Friday, March 1, 2013

The Dawn of a New Day

Today is March 1st 2013. I have been planning this day for at least a month. It's the day I begin my search for myself.  I know I am inside this body somewhere.  I am safely behind bags of chips, bowls of ice cream,  orders of fries cups of soda and bites of bread! I have been on a weight loss-gain roller coaster for years.  I have probably lost over 300 pounds over the past 10 years...and gained it back..but mostly I have lost sight of what life is all about.  Up until right now this very minute, my life has been about food.  That's about it. Don't get me wrong, I have an amazing life, I am married to the perfect man for me.  I am mom to 6 extraordinary kids. My life is good. But somewhere over the past twenty years I have lost something.  I have lost a piece of me, maybe two or three. they are pieces that give my life meaning, drive and enjoyment.  I think they might be called hobbies...all I know is that for a long time the only thing I have done for fun is eat.   One week ago I celebrated my 46th birthday, (okay who am I kidding, what I mean is that I  have been celebrating for at least a week!) First I celebrated with candy...it was the only thing that looked party-ish at the gas station I snuck away to while I was at a weight loss seminar all day.  For reals!  I spent the entire day at a weight loss seminar....is that kharma or what? The next day I celebrated alone with a cup of frozen custard, when I was supposed to be at the weight loss seminar.  Then I celebrated with friends, Emily, Lindsay and Ice cream. Then I celebrated with Chocolate and then with pie because someone actually gave me something for my birthday i had to eat them!!  Then I celebrated out to lunch with a huge sandwich and not one but two cookies! Notice I didn't say I celebrated with friends even though they invited me, arranged it and paid?  How twisted is that?  All I remember is what I ate! Then I celebrated with pie  again because, yes, someone gave me another.  I have been stocking up on a bunch of garbage foods for months because I am getting ready to start a program of healthy eating....really smart. Have you ever done that? Okay, don't answer that.  I feel like a diseased person.  I know it isn't normal thinking, unless one is sick.  The illness is called what?  Addiction, obsessive?  I don't even know.  Thing is I do know!  I know better.  I know better than anyone how to eat and live healthy.  For crying out loud!  My husband runs a weight loss clinic!!!

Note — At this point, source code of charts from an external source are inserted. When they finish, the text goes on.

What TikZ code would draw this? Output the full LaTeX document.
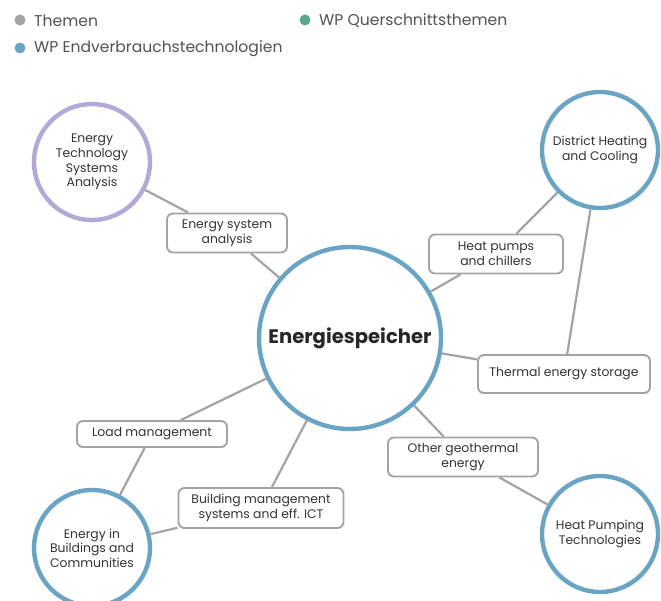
\documentclass[tikz,border=0pt]{standalone}
\usepackage{fontspec}
\setmainfont{Poppins}
\begin{document}
\definecolor{wpblue}{HTML}{6AA4C5}
\definecolor{wppurple}{HTML}{B3A8D6}
\definecolor{wpgreen}{HTML}{5BA98B}
\definecolor{linegray}{HTML}{A3A3A5}
\definecolor{txt}{HTML}{333333}
\begin{tikzpicture}[x=1pt,y=-1pt,
  topic/.style={circle, draw=wpblue, line width=4.4pt, fill=white, minimum size=116pt,
    inner sep=0pt, align=center, text=txt, font=\fontsize{12.4}{14.6}\selectfont},
  hub/.style={topic, minimum size=182pt, text=black!85, font=\fontsize{19.6}{24}\selectfont\bfseries},
  tag/.style={draw=linegray, line width=1.9pt, rounded corners=6pt, fill=white,
    align=center, text=txt, inner sep=0pt, font=\fontsize{12.4}{14.6}\selectfont},
  link/.style={draw=linegray, line width=2.2pt},
  legdot/.style={circle, fill=#1, minimum size=11pt, inner sep=0pt},
  legtext/.style={anchor=west, text=txt!85, font=\fontsize{15.6}{18}\selectfont, inner sep=0pt}]
\useasboundingbox (0,0) rectangle (661,601);

% legend
\node[legdot=linegray] (d1) at (20,20) {};
\node[legtext] (l1) at (34,20.5) {Themen};
\node[legdot=wpgreen] (d2) at (305,20) {};
\node[legtext] (l2) at (319,20.5) {WP Querschnittsthemen};
\node[legdot=wpblue] (d3) at (20,48) {};
\node[legtext] (l3) at (34,48.5) {WP Endverbrauchstechnologien};

% topic circles
\node[hub] (hub) at (350,338) {Energiespeicher};
\node[topic, draw=wppurple] (etsa) at (92,162) {Energy\\Technology\\Systems\\Analysis};
\node[topic] (dhc) at (600,150) {District Heating\\and Cooling};
\node[topic] (ebc) at (92,548) {Energy in\\Buildings and\\Communities};
\node[topic] (hpt) at (600,534) {Heat Pumping\\Technologies};

% linking tags
\node[tag, minimum width=120pt, minimum height=39pt] (esa) at (227,233) {Energy system\\analysis};
\node[tag, minimum width=134pt, minimum height=39pt] (hpc) at (496,254) {Heat pumps\\and chillers};
\node[tag, minimum width=172pt, minimum height=38pt] (tes) at (564,374) {Thermal energy storage};
\node[tag, minimum width=150pt, minimum height=39pt] (oge) at (463,457) {Other geothermal\\energy};
\node[tag, minimum width=150pt, minimum height=26pt] (lm) at (152,434) {Load management};
\node[tag, minimum width=165pt, minimum height=40pt] (bms) at (261,508) {Building management\\systems and eff. ICT};

% connectors between topics and tags
\draw[link] (etsa) -- (esa);
\draw[link] (esa) -- (hub);
\draw[link] (hub) -- (hpc);
\draw[link] (hpc) -- (dhc);
\draw[link] (dhc) -- (tes);
\draw[link] (hub) -- (tes);
\draw[link] (hub) -- (oge);
\draw[link] (oge) -- (hpt);
\draw[link] (hub) -- (lm);
\draw[link] (lm) -- (ebc);
\draw[link] (hub) -- (bms);
\draw[link] (bms) -- (ebc);
\end{tikzpicture}
\end{document}
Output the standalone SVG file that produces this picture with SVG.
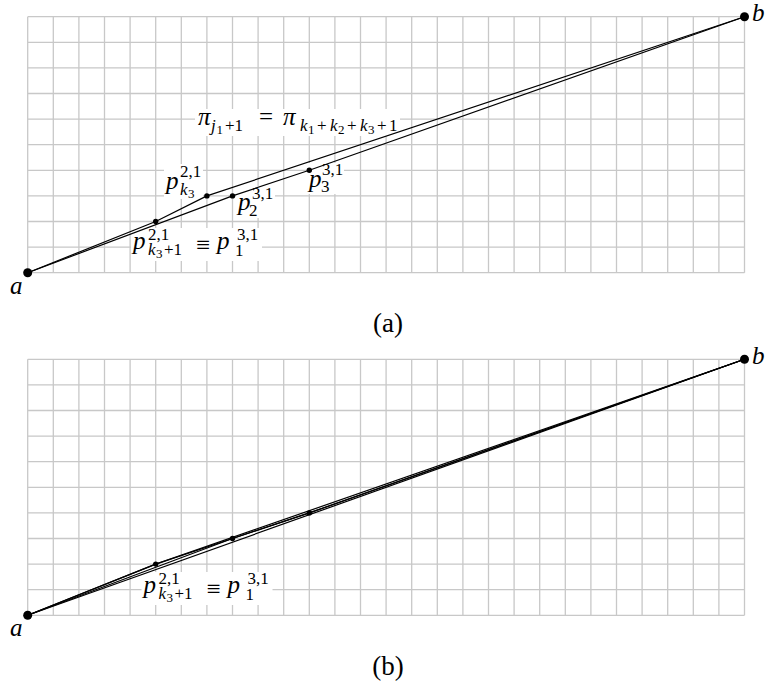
<svg xmlns="http://www.w3.org/2000/svg" xmlns:xlink="http://www.w3.org/1999/xlink" width="767" height="691" viewBox="0 0 767 691" font-family="'Liberation Serif', 'Times New Roman', Tinos, 'DejaVu Serif', serif">
<style>
.grid{fill:none;stroke:#c8c8c8;stroke-width:1.3}
.path{fill:none;stroke:#000;stroke-width:1.2;stroke-linejoin:round}
.dot{fill:#000}
.bg{fill:#fff}
.t{font-family:'Liberation Serif', 'Times New Roman', Tinos, 'DejaVu Serif', serif;fill:#000}
.m{font-size:25px}
.i{font-style:italic}
.s{font-size:17px}
.ss{font-size:13px}
.cap{font-size:27px}
</style>
<defs>
<path id="grid" class="grid" d="M0 0V256M25.6 0V256M51.2 0V256M76.8 0V256M102.4 0V256M128 0V256M153.6 0V256M179.2 0V256M204.8 0V256M230.4 0V256M256 0V256M281.6 0V256M307.2 0V256M332.8 0V256M358.4 0V256M384 0V256M409.6 0V256M435.2 0V256M460.8 0V256M486.4 0V256M512 0V256M537.6 0V256M563.2 0V256M588.8 0V256M614.4 0V256M640 0V256M665.6 0V256M691.2 0V256M716.8 0V256M0 0H716.8M0 25.6H716.8M0 51.2H716.8M0 76.8H716.8M0 102.4H716.8M0 128H716.8M0 153.6H716.8M0 179.2H716.8M0 204.8H716.8M0 230.4H716.8M0 256H716.8"/>
<g id="bigLabel" class="t">
<rect class="bg" x="131" y="228" width="131" height="33"/>
<text class="t m i" x="133" y="249">p</text>
<text class="t s" x="148" y="240">2,1</text>
<text class="t s i" x="148" y="255">k</text>
<text class="t ss" x="156" y="258">3</text>
<text class="t s" x="164" y="255">+1</text>
<text class="t m" x="196" y="253">≡</text>
<text class="t m i" x="217" y="249">p</text>
<text class="t s" x="237" y="240">3,1</text>
<text class="t s" x="235" y="256">1</text>
</g>
</defs>

<!-- panel (a) -->
<use xlink:href="#grid" href="#grid" x="27.7" y="16.7"/>

<g id="label-pi" class="t">
<rect class="bg" x="195" y="109" width="205" height="27"/>
<text class="t m i" x="198" y="125">π</text>
<text class="t s i" x="211" y="131">j</text>
<text class="t ss" x="216.5" y="134">1</text>
<text class="t s" x="225" y="131">+1</text>
<text class="t m" x="259" y="125">=</text>
<text class="t m i" x="283" y="125">π</text>
<text class="t s i" x="300" y="131">k</text>
<text class="t ss" x="308" y="134">1</text>
<text class="t s" x="317" y="131">+</text>
<text class="t s i" x="330" y="131">k</text>
<text class="t ss" x="338" y="134">2</text>
<text class="t s" x="347" y="131">+</text>
<text class="t s i" x="360" y="131">k</text>
<text class="t ss" x="368" y="134">3</text>
<text class="t s" x="377" y="131">+</text>
<text class="t s" x="389" y="131">1</text>
</g>

<g id="label-pk3" class="t">
<rect class="bg" x="164" y="164" width="39" height="35"/>
<text class="t m i" x="166" y="189">p</text>
<text class="t s" x="180" y="177">2,1</text>
<text class="t s i" x="180" y="195">k</text>
<text class="t ss" x="188" y="198">3</text>
</g>

<g id="label-p2" class="t">
<rect class="bg" x="236" y="186" width="39" height="32"/>
<text class="t m i" x="238" y="210">p</text>
<text class="t s" x="252" y="199">3,1</text>
<text class="t s" x="249" y="216">2</text>
</g>

<g id="label-p3" class="t">
<rect class="bg" x="307" y="163" width="37" height="31"/>
<text class="t m i" x="309" y="187">p</text>
<text class="t s" x="322" y="175">3,1</text>
<text class="t s" x="321" y="192">3</text>
</g>

<g id="label-shared-a">
<use xlink:href="#bigLabel" href="#bigLabel"/>
</g>

<g id="connectors-a">
<path class="path" d="M27.7 272.7L155.7 221.5L206.9 195.9L744.5 16.7"/>
<path class="path" d="M27.7 272.7L232.5 195.9L309.3 170.3L744.5 16.7"/>
</g>

<g id="node-a1"><circle class="dot" cx="27.7" cy="272.7" r="4.5"/><text class="t m i" x="10" y="294">a</text></g>
<g id="node-b1"><circle class="dot" cx="744.5" cy="16.7" r="4.5"/><text class="t m i" x="752" y="21">b</text></g>
<g id="node-p1a"><circle class="dot" cx="155.7" cy="221.5" r="2.7"/></g>
<g id="node-pk3a"><circle class="dot" cx="206.9" cy="195.9" r="2.7"/></g>
<g id="node-p2a"><circle class="dot" cx="232.5" cy="195.9" r="2.7"/></g>
<g id="node-p3a"><circle class="dot" cx="309.3" cy="170.3" r="2.7"/></g>

<text class="t cap" x="388" y="332" text-anchor="middle">(a)</text>

<!-- panel (b) -->
<use xlink:href="#grid" href="#grid" x="27.7" y="359.3"/>

<g id="label-shared-b" transform="translate(10.5 344)">
<use xlink:href="#bigLabel" href="#bigLabel"/>
</g>

<g id="connectors-b">
<path class="path" d="M27.7 615.3L155.7 564.1L232.5 538.5L309.3 512.9L744.5 359.3"/>
<path class="path" d="M27.7 615.3L155.7 564.1L744.5 359.3"/>
<path class="path" d="M27.7 615.3L232.5 538.5L309.3 512.9L744.5 359.3"/>
<path class="path" d="M27.7 615.3L744.5 359.3"/>
</g>

<g id="node-a2"><circle class="dot" cx="27.7" cy="615.3" r="4.5"/><text class="t m i" x="10" y="636">a</text></g>
<g id="node-b2"><circle class="dot" cx="744.5" cy="359.3" r="4.5"/><text class="t m i" x="752" y="364">b</text></g>
<g id="node-p1b"><circle class="dot" cx="155.7" cy="564.1" r="2.7"/></g>
<g id="node-p2b"><circle class="dot" cx="232.5" cy="538.5" r="2.7"/></g>
<g id="node-p3b"><circle class="dot" cx="309.3" cy="512.9" r="2.7"/></g>

<text class="t cap" x="388" y="675" text-anchor="middle">(b)</text>
</svg>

(deep breath) note to self, calm down!

So here I am putting my soul on a blog in black and white. To hold my feet to the fire so to speak!

So how am I going to do this?  That's the easy part.  I am going to follow the word of widsom or in other words, I am going to follow a program of eating vegetables in season, eating whole grains, just brown rice for now, and eating lean meat SPARINGLY.  I will detail the journey and the program as I go.  As of today, i am going sugar free.  after I get back home I will start the program.